— What you will do —
Copy every line from the material below that holds "this".

(Stored dataset items)
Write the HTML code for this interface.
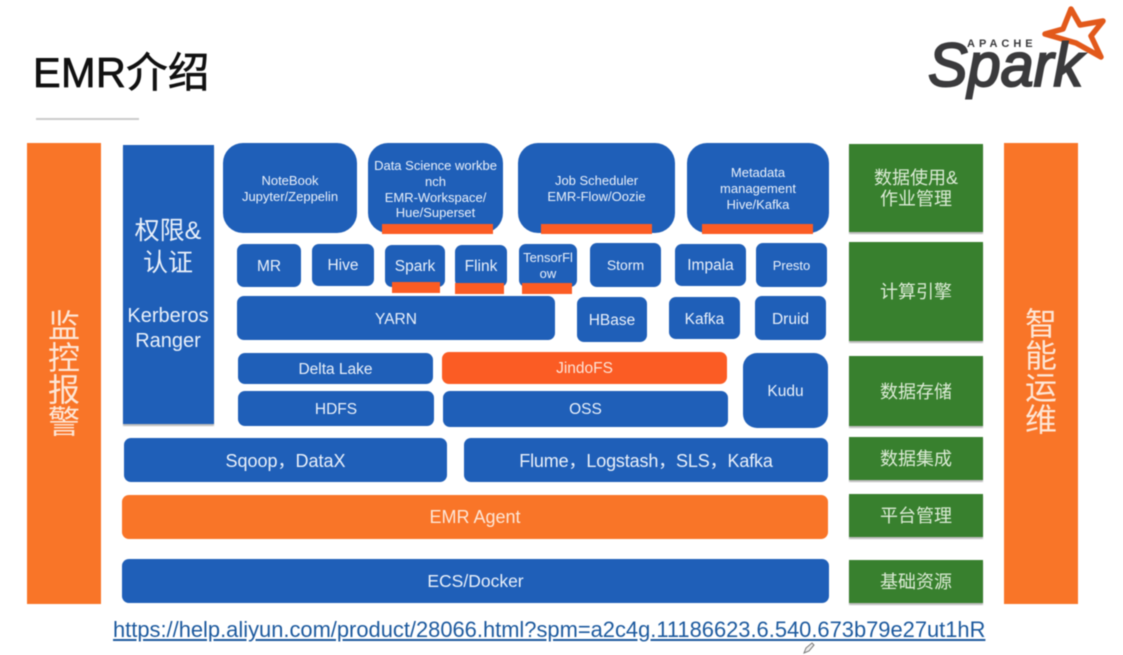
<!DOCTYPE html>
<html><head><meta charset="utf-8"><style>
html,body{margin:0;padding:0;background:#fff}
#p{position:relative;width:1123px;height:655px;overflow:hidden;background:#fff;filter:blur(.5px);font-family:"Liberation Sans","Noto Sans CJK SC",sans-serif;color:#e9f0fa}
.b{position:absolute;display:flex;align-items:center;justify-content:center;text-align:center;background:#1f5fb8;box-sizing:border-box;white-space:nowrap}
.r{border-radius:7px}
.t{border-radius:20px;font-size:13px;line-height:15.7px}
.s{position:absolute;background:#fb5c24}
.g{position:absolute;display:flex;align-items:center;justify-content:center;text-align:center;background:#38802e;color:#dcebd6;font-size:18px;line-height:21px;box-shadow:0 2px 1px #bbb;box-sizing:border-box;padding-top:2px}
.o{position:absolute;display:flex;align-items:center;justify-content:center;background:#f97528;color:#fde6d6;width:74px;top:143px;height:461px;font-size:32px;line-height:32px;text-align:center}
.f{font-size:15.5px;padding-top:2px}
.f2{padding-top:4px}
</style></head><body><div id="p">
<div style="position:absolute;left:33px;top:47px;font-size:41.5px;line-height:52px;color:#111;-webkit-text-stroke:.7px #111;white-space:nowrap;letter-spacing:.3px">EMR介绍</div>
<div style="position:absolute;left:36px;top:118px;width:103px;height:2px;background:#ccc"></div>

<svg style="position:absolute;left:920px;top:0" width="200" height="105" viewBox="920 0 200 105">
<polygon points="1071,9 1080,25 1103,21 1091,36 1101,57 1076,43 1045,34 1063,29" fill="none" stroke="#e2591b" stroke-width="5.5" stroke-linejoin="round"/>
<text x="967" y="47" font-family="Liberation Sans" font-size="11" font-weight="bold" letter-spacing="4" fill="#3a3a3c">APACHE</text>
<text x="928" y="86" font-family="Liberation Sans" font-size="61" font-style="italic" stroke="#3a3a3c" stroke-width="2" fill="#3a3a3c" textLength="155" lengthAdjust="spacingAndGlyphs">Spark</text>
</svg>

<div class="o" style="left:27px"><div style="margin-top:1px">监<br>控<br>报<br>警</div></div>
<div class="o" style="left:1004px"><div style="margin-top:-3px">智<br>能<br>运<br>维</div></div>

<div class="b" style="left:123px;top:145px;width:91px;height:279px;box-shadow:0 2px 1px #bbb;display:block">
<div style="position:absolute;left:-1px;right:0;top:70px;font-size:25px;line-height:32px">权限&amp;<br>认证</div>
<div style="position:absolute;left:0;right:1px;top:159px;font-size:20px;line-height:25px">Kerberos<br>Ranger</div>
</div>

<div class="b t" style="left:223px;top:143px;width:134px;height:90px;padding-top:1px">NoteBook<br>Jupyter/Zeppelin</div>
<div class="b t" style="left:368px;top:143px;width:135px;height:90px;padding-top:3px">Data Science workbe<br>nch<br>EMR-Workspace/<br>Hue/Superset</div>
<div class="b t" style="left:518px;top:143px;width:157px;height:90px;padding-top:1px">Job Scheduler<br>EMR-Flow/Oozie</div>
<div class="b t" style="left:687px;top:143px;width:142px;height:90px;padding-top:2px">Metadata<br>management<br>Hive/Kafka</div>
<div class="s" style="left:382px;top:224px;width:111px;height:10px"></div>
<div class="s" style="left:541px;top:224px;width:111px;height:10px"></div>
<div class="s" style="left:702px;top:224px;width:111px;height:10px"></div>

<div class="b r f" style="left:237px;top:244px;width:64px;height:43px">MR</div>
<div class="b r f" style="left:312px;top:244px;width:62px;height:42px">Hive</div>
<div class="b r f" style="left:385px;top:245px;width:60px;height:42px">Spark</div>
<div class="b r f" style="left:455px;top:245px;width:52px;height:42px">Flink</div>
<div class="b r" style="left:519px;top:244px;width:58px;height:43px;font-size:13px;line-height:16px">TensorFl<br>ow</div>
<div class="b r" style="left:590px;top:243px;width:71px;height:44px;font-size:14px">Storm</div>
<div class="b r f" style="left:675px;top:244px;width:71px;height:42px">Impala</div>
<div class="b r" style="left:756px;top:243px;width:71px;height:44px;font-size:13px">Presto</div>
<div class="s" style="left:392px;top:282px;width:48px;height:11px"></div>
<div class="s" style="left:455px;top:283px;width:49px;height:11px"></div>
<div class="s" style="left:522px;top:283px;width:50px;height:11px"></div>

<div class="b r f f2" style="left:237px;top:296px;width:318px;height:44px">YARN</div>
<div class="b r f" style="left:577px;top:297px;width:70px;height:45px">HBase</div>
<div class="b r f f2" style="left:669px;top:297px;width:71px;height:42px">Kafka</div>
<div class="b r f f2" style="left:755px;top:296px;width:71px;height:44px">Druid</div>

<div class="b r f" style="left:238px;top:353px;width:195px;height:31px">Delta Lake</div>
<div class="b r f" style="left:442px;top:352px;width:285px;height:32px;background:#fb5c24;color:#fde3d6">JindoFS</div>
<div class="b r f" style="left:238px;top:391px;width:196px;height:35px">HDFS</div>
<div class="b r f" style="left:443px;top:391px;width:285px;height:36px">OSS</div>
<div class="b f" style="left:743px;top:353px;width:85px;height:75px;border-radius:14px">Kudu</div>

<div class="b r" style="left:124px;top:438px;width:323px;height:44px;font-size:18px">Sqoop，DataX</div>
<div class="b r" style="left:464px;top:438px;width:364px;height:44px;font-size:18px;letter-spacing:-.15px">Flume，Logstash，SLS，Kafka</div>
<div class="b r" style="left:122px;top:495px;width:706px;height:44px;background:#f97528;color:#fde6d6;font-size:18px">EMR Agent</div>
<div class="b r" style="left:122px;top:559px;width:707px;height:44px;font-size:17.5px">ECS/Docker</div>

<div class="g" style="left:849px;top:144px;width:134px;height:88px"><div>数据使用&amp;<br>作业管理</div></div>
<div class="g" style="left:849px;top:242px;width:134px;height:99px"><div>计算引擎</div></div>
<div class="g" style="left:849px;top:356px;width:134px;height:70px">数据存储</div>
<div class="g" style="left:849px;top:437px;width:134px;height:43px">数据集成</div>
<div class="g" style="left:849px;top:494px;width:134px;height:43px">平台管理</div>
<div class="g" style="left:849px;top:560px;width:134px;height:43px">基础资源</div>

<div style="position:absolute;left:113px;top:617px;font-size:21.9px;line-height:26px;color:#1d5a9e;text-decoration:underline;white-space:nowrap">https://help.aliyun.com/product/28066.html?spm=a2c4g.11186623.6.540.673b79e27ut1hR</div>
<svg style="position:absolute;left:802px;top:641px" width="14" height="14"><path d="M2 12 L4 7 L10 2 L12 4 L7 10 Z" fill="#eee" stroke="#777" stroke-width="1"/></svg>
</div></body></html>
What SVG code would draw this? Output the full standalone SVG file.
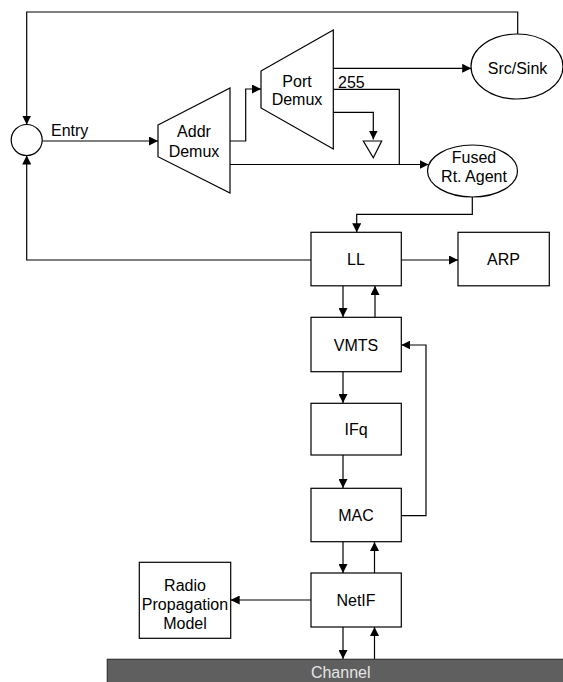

— Exercise output —
Write the HTML code for this interface.
What SVG code would draw this? Output the full standalone SVG file.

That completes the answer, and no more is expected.